ENSPIRE Contributor: Re’Dreyona Walker

The Indigenous Arts Gallery at Tucson Museum of Art reopened on March 11 following a reinstallation that represents a rethinking of curatorial practices through collaborative, community-based approaches. The project pilots a new model for TMA using community curators in the exhibition development process and will be on view in its current iteration through summer 2022.

They chose works of art that speak to thriving 21st-century Indigenous peoples and the complexities of tribal community’s cultural sovereignty, creativity, resiliency, and continuity of cultural practices. It guided the collaborative effort by a committee of six Indigenous representatives, in partnership with two TMA curators, to tell some stories behind artworks in TMA’s care. It rooted the approach in shared authority where community curators contributed their knowledge and experiences to offer insights on TMA’s collection, select artworks, develop themes and write exhibit texts.

Photo: Courtesy of the gallery

“Stakeholders had an active role in identifying issues that relate to them,” said Dr. Marianna Pegno, TMA’s curator of community engagement. “Six community curators worked independently as well as collaboratively to conceptualize the new exhibition. We had multiple meetings with each person to co-curate the exhibition of the museum’s permanent collection of Indigenous Arts.”

Community curator Colleen Lucero (Hopi) explained why collaboration is necessary by saying, “Institutions such as TMA have it in their power to help steward and heal past grievances about museums that Native people are still trying to heal from to this day. Including awareness in this collaborative process and being respectful of Indigenous knowledge builds new procedures in museum environments that help evolve essential practices. We all shared decision making and welcomed new concepts implemented in this exhibition.”

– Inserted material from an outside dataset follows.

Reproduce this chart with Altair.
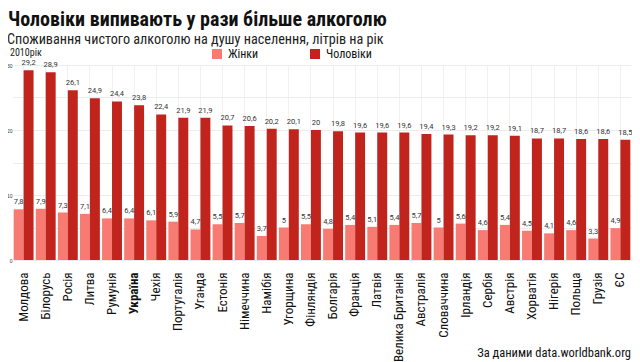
import altair as alt
import pandas as pd

countries = ["Молдова", "Білорусь", "Росія", "Литва", "Румунія", "Україна", "Чехія",
             "Португалія", "Уганда", "Естонія", "Німеччина", "Намібія", "Угорщина",
             "Фінляндія", "Болгарія", "Франція", "Латвія", "Велика Британія", "Австралія",
             "Словаччина", "Ірландія", "Сербія", "Австрія", "Хорватія", "Нігерія",
             "Польща", "Грузія", "ЄС"]
women = [7.8, 7.9, 7.3, 7.1, 6.4, 6.4, 6.1, 5.9, 4.7, 5.5, 5.7, 3.7, 5, 5.5,
         4.8, 5.4, 5.1, 5.4, 5.7, 5, 5.6, 4.6, 5.4, 4.5, 4.1, 4.6, 3.3, 4.9]
men = [29.2, 28.9, 26.1, 24.9, 24.4, 23.8, 22.4, 21.9, 21.9, 20.7, 20.6, 20.2, 20.1, 20,
       19.8, 19.6, 19.6, 19.6, 19.4, 19.3, 19.2, 19.2, 19.1, 18.7, 18.7, 18.6, 18.6, 18.5]
genders = ["Жінки", "Чоловіки"]
y_ticks = [0, 5, 10, 15, 20, 25, 30]

title_text = "Чоловіки випивають у рази більше алкоголю"
subtitle_text = "Споживання чистого алкоголю на душу населення, літрів на рік"
year_text = "2010рік"
source_text = "За даними data.worldbank.org"

rows = []
for c, w, m in zip(countries, women, men):
    rows.append({"country": c, "gender": genders[0], "value": w})
    rows.append({"country": c, "gender": genders[1], "value": m})
df = pd.DataFrame(rows)

FONT = "Liberation Sans Narrow, Roboto Condensed, Roboto, sans-serif"
colors = ["#F77B72", "#C0241D"]

base = alt.Chart(df).transform_calculate(
    label="replace(toString(datum.value), '.', ',')"
).encode(
    x=alt.X("country:N", sort=countries,
            scale=alt.Scale(paddingInner=0.1, paddingOuter=0.03),
            axis=alt.Axis(title=None, labelAngle=-90, labelFontSize=13, labelFont=FONT,
                          labelColor="#111", labelPadding=12, ticks=False, domain=False,
                          grid=True, gridColor="#f1f1f1",
                          labelFontWeight=alt.ExprRef("datum.value == 'Україна' ? 'bold' : 'normal'"))),
    xOffset=alt.XOffset("gender:N", sort=genders, scale=alt.Scale(paddingInner=0, paddingOuter=0)),
    y=alt.Y("value:Q", scale=alt.Scale(domain=[0, 30], nice=False),
            axis=alt.Axis(title=None, values=y_ticks, labelFontSize=5, labelColor="#333",
                          labelPadding=1, ticks=False, domain=False, gridColor="#ececec",
                          labelExpr="datum.value % 10 == 0 ? datum.label : ''")),
)

bars = base.mark_bar().encode(
    color=alt.Color("gender:N", sort=genders,
                    scale=alt.Scale(domain=genders, range=colors),
                    legend=alt.Legend(title=None, orient="none", legendX=198, legendY=-17,
                                      direction="horizontal", columns=2, symbolType="square",
                                      symbolSize=100, symbolStrokeWidth=0, symbolOpacity=1,
                                      labelFontSize=12, labelFont=FONT, labelColor="#111",
                                      columnPadding=50, labelOffset=5))
)

labels = base.mark_text(baseline="bottom", dy=-3, fontSize=7.5, color="#333",
                        font="Roboto").encode(text="label:N")

ann = alt.Chart(pd.DataFrame({"a": [0]}))
title = ann.mark_text(align="left", baseline="alphabetic", fontSize=20, fontWeight="bold",
                      font=FONT, color="#111").encode(
    x=alt.value(-5), y=alt.value(-38.8), text=alt.value(title_text))
subtitle = ann.mark_text(align="left", baseline="alphabetic", fontSize=14.2,
                         font=FONT, color="#222").encode(
    x=alt.value(-6), y=alt.value(-21.5), text=alt.value(subtitle_text))
year = ann.mark_text(align="left", baseline="alphabetic", fontSize=10,
                     font=FONT, color="#222").encode(
    x=alt.value(-3), y=alt.value(-9), text=alt.value(year_text))
source = ann.mark_text(align="right", baseline="alphabetic", fontSize=12.5,
                       font=FONT, color="#111").encode(
    x=alt.value(618), y=alt.value(292), text=alt.value(source_text))

chart = alt.layer(bars, labels, title, subtitle, year, source).properties(
    width=618, height=195,
    autosize=alt.AutoSizeParams(type="none"),
    padding={"left": 5, "top": 57, "right": 1, "bottom": 102},
).configure_view(stroke=None)

chart.save("out.html", embed_options={"renderer": "svg", "actions": False})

Photo: Courtesy of the gallery

Through the community curators, museum staff gained additional information about the permanent collection that became part of the museum’s knowledge base. According to Senior Curator Christine Brindza, Glasser Curator of Art of the American West, “By working with communities and broadening expertise beyond traditional curatorial knowledge, community-based interpretation has enhanced the understanding of works in TMA’s care.”

Dr. Reuben Naranjo (Tohono O’odham) reflected on his role, which involved making recommendations for loans. “The most exciting process for me was assisting TMA’s curatorial staff in picking baskets to be used in the exhibition,” said Naranjo. “I could look at baskets for hours; they’re filled with individual telltale quirks and personal weaving styles of the artists.”

Photo: Courtesy of the gallery

The collaborative, multivocal approach to the project aligns with TMA’s mission as well as its Inclusion, Diversity, Equity and Access (IDEA) Plan—which was adopted in 2020 to position TMA as a responsive, community-centered institution that represents, activates and advocates for its communities.

The Institute of Museum and Library Services also made this project possible in part. In 2019, TMA was awarded a $220,000 National Leadership Grant for Museums for a three-year interdisciplinary project to develop culturally responsive approaches to gallery-based instruction, curatorial practices and programming.